相続と年金受給権
はじめに
世の中には、さまざまな年金が存在しますが、これを受け取ることができる権利を「年金の受給権」といいます。
年金には、公的で必ず加入するものと、民間の保険会社と任意で契約を結ぶものがあります。
では、万が一年金受給者が亡くなった場合の受給権やそれにかかる税金はどのようになるのでしょうか?
この記事では、年金の受給権と、それにかかる税金、特に相続に関してご紹介していきたいと思います。
年金の受給権とその種類について
冒頭でもふれていますが、年金には公的なものや民間のものがあり、それぞれに種類があります。年金を受け取る権利を持っている人が亡くなって、親族が受給権を引きつぐ場合の相続税はどうなるのでしょうか?
まずは年金の種類から見ていきましょう。
日本に住む人が必ず加入する公的な年金
人が亡くなった時に遺族が受けられる年金には「遺族年金」と「確定拠出年金」などがあります。さらに国民年金や厚生年金などの受給権を持ちながらも、年金を受け取る前に受給者が亡くなられた場合には「未支給年金」として、受給できなかった年金を遺族が受け取ることができます。
公的年金の相続税について
公的年金の一つである「遺族年金」は、ご家族が亡くなられた場合に、その親族が受給できる年金です。このタイプの年金は残されたご家族の生計を助ける意味合いがありますので、相続税や所得税は課せられません。

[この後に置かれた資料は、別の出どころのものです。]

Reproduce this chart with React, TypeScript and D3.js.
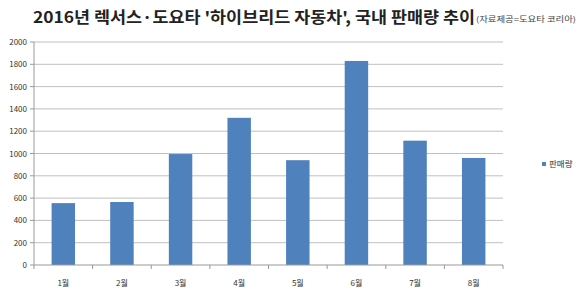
import React from "react";
import * as d3 from "d3";

const months = ["1월", "2월", "3월", "4월", "5월", "6월", "7월", "8월"];
const sales = [555, 565, 995, 1320, 940, 1830, 1115, 960];
const yTicks = [0, 200, 400, 600, 800, 1000, 1200, 1400, 1600, 1800, 2000];
const titleText = "2016년 렉서스·도요타 '하이브리드 자동차', 국내 판매량 추이";
const sourceText = "(자료제공=도요타 코리아)";
const legendLabel = "판매량";

const W = 580, H = 294;
const left = 34, right = 503, top = 42, bottom = 265;
const font = "'Noto Sans CJK KR', 'Noto Sans', sans-serif";

export default function App() {
  const x = d3.scaleBand<string>().domain(months).range([left, right]).paddingInner(0.6).paddingOuter(0.3);
  const xb = d3.scaleBand<string>().domain(months).range([left, right]);
  const y = d3.scaleLinear().domain([0, 2000]).range([bottom, top]);
  return (
    <svg width={W} height={H} style={{ position: "absolute", left: 0, top: 0, background: "#fff" }}>
      <text x={33} y={23} fontFamily={font} fontWeight="bold" fontSize={15.5} fill="#222" textLength={442} lengthAdjust="spacingAndGlyphs">{titleText}</text>
      <text x={476} y={22} fontFamily={font} fontSize={7.5} fill="#444" textLength={100} lengthAdjust="spacingAndGlyphs">{sourceText}</text>
      {yTicks.map((t) => (
        <g key={t}>
          {t > 0 && <line x1={left} x2={right} y1={y(t)} y2={y(t)} stroke="#c0c0c0" strokeWidth={1} />}
          <line x1={left - 4} x2={left} y1={y(t)} y2={y(t)} stroke="#999" />
          <text x={left - 7} y={y(t) + 3} textAnchor="end" fontFamily={font} fontSize={8} fill="#333">{t}</text>
        </g>
      ))}
      <line x1={left} x2={left} y1={top} y2={bottom} stroke="#999" />
      {months.map((m, i) => (
        <rect key={m} x={x(m)} y={y(sales[i])} width={x.bandwidth()} height={bottom - y(sales[i])} fill="#4f81bd" />
      ))}
      <line x1={left} x2={right} y1={bottom} y2={bottom} stroke="#999" />
      {months.map((m) => (
        <line key={m} x1={(xb(m) as number) + xb.bandwidth()} x2={(xb(m) as number) + xb.bandwidth()} y1={bottom} y2={bottom + 4} stroke="#999" />
      ))}
      <line x1={left} x2={left} y1={bottom} y2={bottom + 4} stroke="#999" />
      {months.map((m) => (
        <text key={m} x={(xb(m) as number) + xb.bandwidth() / 2} y={286} textAnchor="middle" fontFamily={font} fontSize={8} fill="#333">{m}</text>
      ))}
      <rect x={542} y={162} width={4} height={4} fill="#4f81bd" />
      <text x={549} y={167} fontFamily={font} fontSize={8.5} fill="#333">{legendLabel}</text>
    </svg>
  );
}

また「確定拠出年金」については、年金を契約している方自身が資産運用を行い、将来に備えるタイプのものなので、これを親族の方が受け取る場合には、相続税がかかり所得税の対象にはなりません。
逆に国民年金や厚生年金の「未支給年金」については、相続税はかかりませんが、所得税の対象となります。
個人年金保険の相続に関して
続いて民間で契約している「個人年金保険」と相続の関係についても見ていきましょう。
まず個人年金保険の契約者が亡くなられて、被保険者が相続財産として受け取る場合、相続税の課税対象となります。
また被保険者が亡くなられて、相続を受ける方が代わって保険金を受け取る場合は、保険の契約者から相続を受ける方へ「贈与される」とみなされ、贈与税が課税される対象となります。
民間の年金に対しての評価について
公的年金や民間の個人年金保険の受給権を引き継ぐ場合は、その評価によって「相続税」や「贈与税」「所得税」の課税対象となるケースがあります。
民間の個人年金保険や企業年金などの評価については、解約時に発生する「解約返戻金相当額」が基準となります。
さらに生命保険金受取りの場合、保険の契約にかかわる保険者や被保険者が相続に関わっている場合、相続税に対して控除の制度が適用されます。